During Wagner and Wagnerism, Professor James Martin takes students to Chicago for a historical journey at one of the world’s premier research libraries.  And while in the Windy City, the class enjoys live performances, art museums, and a host of other opportunities.

Windy City

Wagner and Wagnerism gives students access to historical music archives, live performances, museums, and lakeshore accommodations. "The course was the highlight of my college career thus far," says senior Joni RIce.

Shared discovery is the name of the game as students dig into the Newberry Library’s storehouse of writings by Wagner: diaries, autobiographies, essays, letters, etc. They also investigate periodicals from the late 19th and early 20th, and have a chance to view an original printing of the world’s first opera, Euridice, and its accompanying libretto.

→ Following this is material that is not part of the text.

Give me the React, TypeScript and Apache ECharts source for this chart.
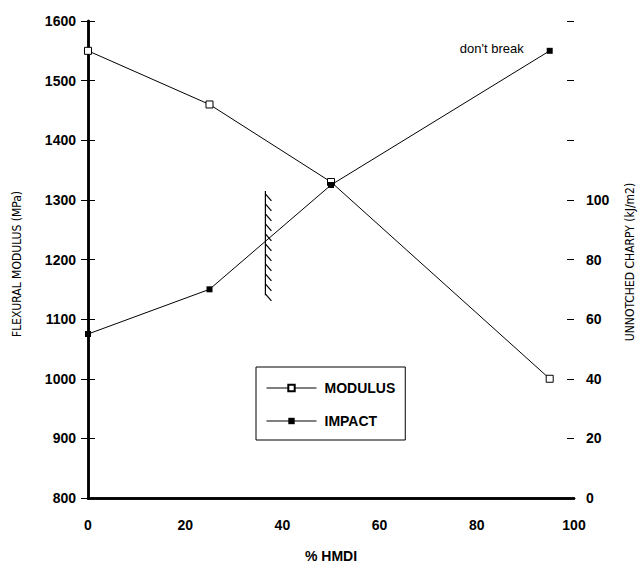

In 2006, students attended two very different operas to supplement their academic work: Mozart’s Abduction from the Seraglio and John Adams’ Nixon in China.

“To see two live opera productions as different as these, and then to study Wagner and to see Tristan und Isolde on video, including sections of four different productions, allowed for a rich experience for all of us,” says Martin.

Other adventures included a Warhol exhibit at the Museum of Contemporary Art and an architectural tour of Chicago by boat. Students discuss and process the diverse array of ideas brought up in class as a backdrop for completing individual papers to culminate the course.

“The course was the highlight of my college career thus far,” says senior Joni Rice. “At the Newberry library I was able to do more extensive research than I even thought was possible. Furthermore, I was able to attend various musical events in Chicago, including a concert by the Chicago Symphony Orchestra where I was blessed to met one of my idols, Dale Clevenger, in person for the first time.”